Wood made his major league debut with the Braves in 2013 as a spot starter and reliever, the Mets handed him his first loss. He excelled in that role during his rookie season and played a similar role in 2014, though he made more starts. Wood transitioned to the starting rotation full time in 2015 and he was good.

He had a 3.54 ERA and 3.45 FIP at the trade deadline. With the Braves going nowhere fast, they traded Wood to the Dodgers in a three-team trade. Wood wasn’t as good after the trade but still provided good numbers down the stretch.

Wood’s 2016 season ended early due to injury similar to his 2019, though he had been pitching very well prior to the injury. He came back better than ever in 2017. Wood earned his first all-star appearance and finished top-10 in Cy Young voting. In 2018 Wood moved back into that starter/reliever role making 33 appearances and 27 starts.
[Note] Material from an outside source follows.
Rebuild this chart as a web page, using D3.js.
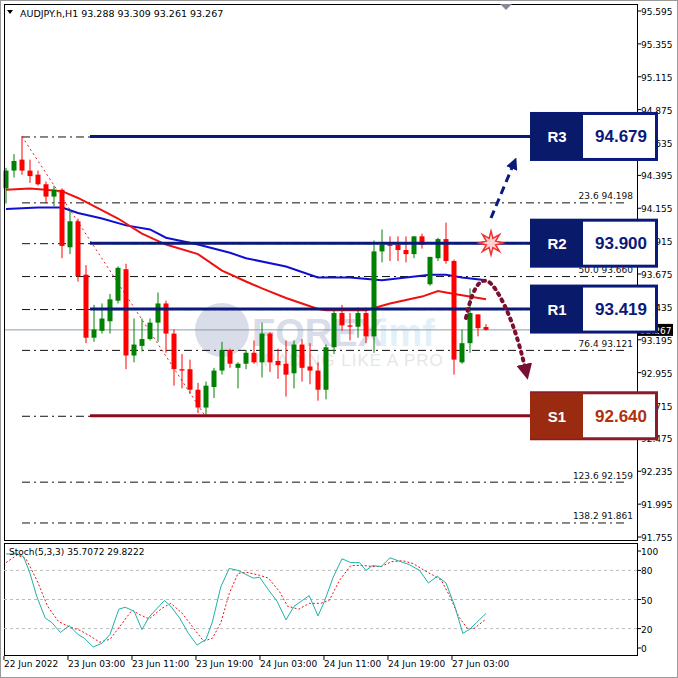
<!DOCTYPE html>
<html>
<head>
<meta charset="utf-8">
<script src="https://cdn.jsdelivr.net/npm/d3@7"></script>
<style>
  body { margin: 0; background: #fff; }
  svg { display: block; font-family: "DejaVu Sans", sans-serif; }
</style>
</head>
<body>
<svg id="chart" width="678" height="678"></svg>
<script>
// candles: open, high, low, close (H1)
const opens  = [94.30,94.43,94.51,94.43,94.40,94.33,94.24,94.29,93.87,94.06,93.67,93.21,93.26,93.33,93.48,93.71,93.08,93.15,93.20,93.32,93.46,93.24,92.98,92.98,92.83,92.70,92.85,92.97,93.12,92.99,93.02,93.10,93.03,93.24,93.04,93.02,92.95,93.16,93.00,92.97,92.83,93.14,93.39,93.30,93.29,93.39,93.22,93.84,93.89,93.89,93.85,93.82,93.95,93.60,93.79,93.93,93.77,93.03,93.17,93.38,93.288];
const highs  = [94.45,94.55,94.68,94.51,94.43,94.35,94.32,94.30,94.14,94.08,93.74,93.45,93.46,93.53,93.73,93.75,93.35,93.35,93.35,93.54,93.48,93.27,93.09,93.05,92.88,92.89,92.99,93.18,93.13,93.03,93.12,93.19,93.32,93.25,93.13,93.19,93.19,93.20,93.17,93.03,93.16,93.41,93.45,93.39,93.43,93.43,93.92,94.00,93.95,93.95,93.95,93.95,93.97,93.80,93.94,94.05,93.78,93.27,93.57,93.38,93.309];
const lows   = [94.19,94.38,94.40,94.34,94.32,94.19,94.17,93.79,93.82,93.62,93.17,93.18,93.24,93.24,93.46,92.98,93.03,93.11,93.19,93.18,93.10,92.86,92.84,92.80,92.66,92.64,92.77,92.94,92.99,92.84,92.98,93.02,92.92,92.96,92.91,92.78,92.84,92.89,92.87,92.75,92.76,93.09,93.26,93.19,93.21,93.17,93.10,93.76,93.77,93.77,93.76,93.79,93.86,93.59,93.77,93.75,92.94,93.02,93.10,93.22,93.261];
const closes = [94.43,94.50,94.43,94.39,94.33,94.24,94.29,93.88,94.06,93.66,93.21,93.27,93.35,93.49,93.72,93.08,93.16,93.20,93.32,93.46,93.24,92.98,92.97,92.83,92.70,92.86,92.97,93.12,93.02,93.02,93.10,93.03,93.24,93.03,93.01,92.94,93.16,92.99,92.97,92.83,93.14,93.39,93.30,93.29,93.39,93.22,93.84,93.89,93.88,93.85,93.82,93.95,93.89,93.80,93.93,93.77,93.05,93.17,93.39,93.28,93.267];

// moving averages read at bar indices
const maFastIdx = [0,3,7,9,11,14,17,20,24,27,30,32,35,39,40,45,48,52,54,55,57,60];
const maFastVal = [94.29,94.30,94.28,94.23,94.17,94.08,93.97,93.89,93.82,93.70,93.62,93.57,93.50,93.42,93.41,93.41,93.46,93.51,93.55,93.54,93.52,93.49];
const maSlowIdx = [0,4,7,9,12,15,18,20,24,28,30,35,39,43,47,50,53,55,57,60];
const maSlowVal = [94.15,94.16,94.16,94.12,94.08,94.03,94.00,93.94,93.89,93.83,93.79,93.73,93.65,93.65,93.63,93.65,93.67,93.67,93.65,93.63];

// stochastic (5,3,3)
const kIdx = [0,1.4,2.2,3,3.85,4.9,5.75,6.8,7.9,9,9.8,10.9,12,13,14.1,14.9,16,17,17.9,19.8,20.6,21.7,22.8,23.9,25,25.8,26.85,27.9,29,30.9,31.7,32.8,33.9,35,36,37.9,39,39.8,40.9,42,43.1,44.2,45,45.8,46.9,48,49,50.4,51.7,52.8,53.9,55,56.1,57.1,57.9,58.8,60];
const kVal = [97,97,94,77,53,31,26,16,23,14,10,1,5,14,40,42,38,19,32,49,43,31,15,3,9,27,63,82,80,72,73,60,48,29,43,54,33,48,73,92,88,88,80,85,84,93,90,86,80,67,74,67,43,15,19,26,35.7];
const dIdx = [0,1.4,2.5,3.85,5.2,6.6,7.9,9.3,10.6,11.7,13,14.4,15.75,16.8,17.9,19.5,20.6,22,23.3,24.7,25.8,26.85,27.9,29,30.1,31.7,32.8,34.2,35.2,36.6,37.9,39.3,40.4,41.7,43.1,44.7,45.8,46.9,48.2,49.6,50.9,52.3,53.4,54.4,55.5,56.6,57.7,58.5,60];
const dVal = [88,96,92,70,43,27,22,18,12,6,9,24,39,34,30,41,46,36,22,7,10,26,56,77,78,75,72,58,43,40,46,46,49,70,85,85,84,84,89,90,87,80,75,70,53,32,20,20,29.8];

const priceTicks = [95.595,95.355,95.115,94.875,94.635,94.395,94.155,93.915,93.675,93.435,93.195,92.955,92.715,92.475,92.235,91.995,91.755];
const timeIdx = [0,8,16,24,32,40,48,56];
const timeLabels = ["22 Jun 2022","23 Jun 03:00","23 Jun 11:00","23 Jun 19:00","24 Jun 03:00","24 Jun 11:00","24 Jun 19:00","27 Jun 03:00"];
const fibNames = ["23.6","50.0","76.4","123.6","138.2"];
const fibPrices = [94.198,93.660,93.121,92.159,91.861];
const fibHidden = [94.679,93.900,93.419,92.640];
const levelNames = ["R3","R2","R1","S1"];
const levelPrices = [94.679,93.900,93.419,92.640];
const stochTicks = [100,80,50,20,0];

const svg = d3.select("#chart");
const L = 4, R = 637, T = 4, B = 540;
const x = d3.scaleLinear().domain([0, 60]).range([6, 486]);
const y = d3.scaleLinear().domain([91.755, 95.595]).range([537, 11]);
const ys = d3.scaleLinear().domain([0, 100]).range([648, 551]);

svg.append("rect").attr("x", 0.5).attr("y", 0.5).attr("width", 677).attr("height", 677)
  .attr("fill", "#fff").attr("stroke", "#999");

// watermark
const wm = svg.append("g").attr("opacity", 0.16);
wm.append("circle").attr("cx", 222).attr("cy", 330).attr("r", 27).attr("fill", "#1a2a7a");
wm.append("text").attr("x", 252).attr("y", 346).attr("font-size", 38).attr("font-weight", "bold")
  .attr("font-family", "Liberation Sans").attr("fill", "#1a2a7a").text("FOREX");
wm.append("text").attr("x", 378).attr("y", 346).attr("font-size", 38).attr("font-weight", "bold")
  .attr("font-family", "Liberation Sans").attr("fill", "#4aa8e0").text("imf");
wm.append("text").attr("x", 252).attr("y", 366).attr("font-size", 17).attr("letter-spacing", 1)
  .attr("font-family", "Liberation Sans").attr("fill", "#666").text("TRADING LIKE A PRO");

// fibo lines
const fibAll = fibPrices.concat(fibHidden);
svg.selectAll(".fib").data(fibAll).enter().append("line")
  .attr("x1", 22).attr("x2", 628).attr("y1", d => y(d) + 0.5).attr("y2", d => y(d) + 0.5)
  .attr("stroke", "#111").attr("stroke-dasharray", "8,4,2,4");
svg.selectAll(".fibt").data(fibPrices).enter().append("text")
  .attr("x", 633).attr("y", d => y(d) - 3).attr("text-anchor", "end")
  .attr("font-size", 9).attr("fill", "#111")
  .text((d, i) => fibNames[i] + "    " + d.toFixed(3));
svg.append("line").attr("x1", 22).attr("y1", y(94.679)).attr("x2", 205).attr("y2", y(92.640))
  .attr("stroke", "#e02020").attr("stroke-dasharray", "2,3");

// current price line
svg.append("line").attr("x1", L).attr("x2", R).attr("y1", y(93.267)).attr("y2", y(93.267))
  .attr("stroke", "#8a9ab0");

// moving averages
const idxLine = (xs, vs, sc) => d3.line().x((d, i) => x(xs[i])).y(d => sc(d))(vs);
svg.append("path").attr("d", idxLine(maSlowIdx, maSlowVal, y)).attr("fill", "none")
  .attr("stroke", "#1010d0").attr("stroke-width", 2);
svg.append("path").attr("d", idxLine(maFastIdx, maFastVal, y)).attr("fill", "none")
  .attr("stroke", "#f01010").attr("stroke-width", 2);

// candles
const bars = d3.range(opens.length);
const cg = svg.append("g");
cg.selectAll(".wick").data(bars).enter().append("line")
  .attr("x1", i => x(i)).attr("x2", i => x(i))
  .attr("y1", i => y(highs[i])).attr("y2", i => y(lows[i]))
  .attr("stroke", i => closes[i] > opens[i] ? "#008000" : closes[i] < opens[i] ? "#ff0000" : "#000");
cg.selectAll(".body").data(bars).enter().append("rect")
  .attr("x", i => x(i) - 2.5).attr("width", 5)
  .attr("y", i => y(Math.max(opens[i], closes[i])))
  .attr("height", i => Math.max(1, Math.abs(y(opens[i]) - y(closes[i]))))
  .attr("fill", i => closes[i] > opens[i] ? "#008000" : closes[i] < opens[i] ? "#ff0000" : "#000");

// support / resistance
svg.selectAll(".lvl").data(levelPrices).enter().append("line")
  .attr("x1", 90).attr("x2", 530).attr("y1", d => y(d)).attr("y2", d => y(d))
  .attr("stroke", (d, i) => levelNames[i] === "S1" ? "#8b0a1e" : "#0a1a7a").attr("stroke-width", 3);

// frames
svg.append("rect").attr("x", L + 0.5).attr("y", T + 0.5).attr("width", R - L).attr("height", B - T)
  .attr("fill", "none").attr("stroke", "#000");
svg.append("rect").attr("x", L + 0.5).attr("y", 543.5).attr("width", R - L).attr("height", 112)
  .attr("fill", "none").attr("stroke", "#000");
svg.append("path").attr("d", "M500,4 L512,4 L506,10 Z").attr("fill", "#889");

// price axis
svg.selectAll(".pt").data(priceTicks).enter().append("line")
  .attr("x1", R).attr("x2", R + 4).attr("y1", d => y(d)).attr("y2", d => y(d)).attr("stroke", "#000");
svg.selectAll(".ptl").data(priceTicks).enter().append("text")
  .attr("x", 641).attr("y", d => y(d) + 4).attr("font-size", 9).attr("fill", "#000")
  .text(d => d.toFixed(3));

// price label on axis
svg.append("rect").attr("x", 637).attr("y", y(93.267) - 6).attr("width", 36).attr("height", 12).attr("fill", "#000");
svg.append("text").attr("x", 640).attr("y", y(93.267) + 4).attr("font-size", 9).attr("fill", "#fff").text("93.267");

// arrows
const defs = svg.append("defs");
defs.append("marker").attr("id", "ab").attr("viewBox", "0 0 10 10").attr("refX", 5).attr("refY", 5)
  .attr("markerWidth", 4).attr("markerHeight", 4).attr("orient", "auto")
  .append("path").attr("d", "M0,0L10,5L0,10z").attr("fill", "#0a1a7a");
defs.append("marker").attr("id", "ar").attr("viewBox", "0 0 10 10").attr("refX", 5).attr("refY", 5)
  .attr("markerWidth", 4).attr("markerHeight", 4).attr("orient", "auto")
  .append("path").attr("d", "M0,0L10,5L0,10z").attr("fill", "#7a1030");
svg.append("path").attr("d", "M491,218 L514,163").attr("stroke", "#0a1a7a").attr("stroke-width", 3)
  .attr("stroke-dasharray", "8,5").attr("marker-end", "url(#ab)");
svg.append("path").attr("d", "M466,318 Q478,262 496,290 T526,372").attr("fill", "none")
  .attr("stroke", "#7a1030").attr("stroke-width", 4).attr("stroke-dasharray", "2,5")
  .attr("stroke-linecap", "round").attr("marker-end", "url(#ar)");
const star = d3.range(16).map(k => {
  const a = k * Math.PI / 8, r = k % 2 ? 5 : 12;
  return [491 + r * Math.cos(a), 243 + r * Math.sin(a)];
});
svg.append("path").attr("d", d3.line()(star) + "Z").attr("fill", "#ffd0d0")
  .attr("stroke", "#f03030").attr("stroke-width", 1.5);

// level boxes (drawn over the price axis, as in the terminal)
const bx = svg.selectAll(".box").data(levelPrices).enter().append("g")
  .attr("transform", d => `translate(530,${y(d) - 23})`);
bx.append("rect").attr("x", 1.5).attr("y", 0).attr("width", 125).attr("height", 46).attr("fill", "#fff")
  .attr("stroke", (d, i) => levelNames[i] === "S1" ? "#8b1a2a" : "#0a1a7a").attr("stroke-width", 3);
bx.append("rect").attr("x", 0).attr("y", 0).attr("width", 53).attr("height", 46)
  .attr("fill", (d, i) => levelNames[i] === "S1" ? "#9a2a10" : "#0a1a6a");
bx.append("text").attr("x", 27).attr("y", 29).attr("text-anchor", "middle")
  .attr("font-family", "Liberation Sans").attr("font-weight", "bold").attr("font-size", 15)
  .attr("fill", "#fff").text((d, i) => levelNames[i]);
bx.append("text").attr("x", 91).attr("y", 29).attr("text-anchor", "middle")
  .attr("font-family", "Liberation Sans").attr("font-weight", "bold").attr("font-size", 17)
  .attr("fill", (d, i) => levelNames[i] === "S1" ? "#b03010" : "#0a1a7a").text(d => d.toFixed(3));

// header
svg.append("path").attr("d", "M7,10 L13,10 L10,14 Z").attr("fill", "#000");
svg.append("text").attr("x", 20).attr("y", 17).attr("font-size", 9.5).attr("fill", "#000")
  .text("AUDJPY.h,H1  93.288 93.309 93.261 93.267");

// stochastic
svg.selectAll(".sg").data([80, 50, 20]).enter().append("line")
  .attr("x1", L).attr("x2", R).attr("y1", d => ys(d)).attr("y2", d => ys(d))
  .attr("stroke", "#bbb").attr("stroke-dasharray", "3,3");
svg.append("path").attr("d", idxLine(dIdx, dVal, ys)).attr("fill", "none")
  .attr("stroke", "#f01010").attr("stroke-dasharray", "2,2");
svg.append("path").attr("d", idxLine(kIdx, kVal, ys)).attr("fill", "none")
  .attr("stroke", "#20b0a8");
svg.append("text").attr("x", 9).attr("y", 555).attr("font-size", 9).text("Stoch(5,3,3) 35.7072 29.8222");
svg.selectAll(".st").data(stochTicks).enter().append("text")
  .attr("x", 641).attr("y", d => ys(d) + 4).attr("font-size", 9).text(d => d);
svg.selectAll(".stt").data(stochTicks).enter().append("line")
  .attr("x1", R).attr("x2", R + 4).attr("y1", d => ys(d)).attr("y2", d => ys(d)).attr("stroke", "#000");

// time axis
svg.selectAll(".tt").data(timeIdx).enter().append("line")
  .attr("x1", i => x(i) - 2).attr("x2", i => x(i) - 2).attr("y1", 656).attr("y2", 660).attr("stroke", "#000");
svg.selectAll(".ttl").data(timeIdx).enter().append("text")
  .attr("x", i => x(i) - 2).attr("y", 667).attr("font-size", 9)
  .text((d, i) => timeLabels[i]);
</script>
</body>
</html>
He was good again in 2017 but continued a trend of fading down the stretch that led to his move back into the pen.

Prior to the 2019 season in an effort to shed as much salary as possible Wood was traded along with Yasiel Puig and Matt Kemp to the Reds.

Wood is only going to be 29 for the 2020 season and has a history of being one of the best fourth starters in baseball. Over the first six years of his career Wood averaged 134 IP, though two of those years saw him in the bullpen a lot. He had an ERA of 3.29, a FIP of 3.36, an ERA+ of 117, and he limited the home run allowing just 0.8 HR/9.

Wood should come at a cheaper price due to his injury that could be in the Mets’ range. If that’s the case they have to make a move to sign him. Prior to 2019 Wood had never had an ERA, FIP, or XFIP of 4.00 or over. There aren’t many pitchers in baseball who can say that. Adding that kind of pitcher to the New York Mets’ already stellar rotation is the least they can do to try and replace Wheeler.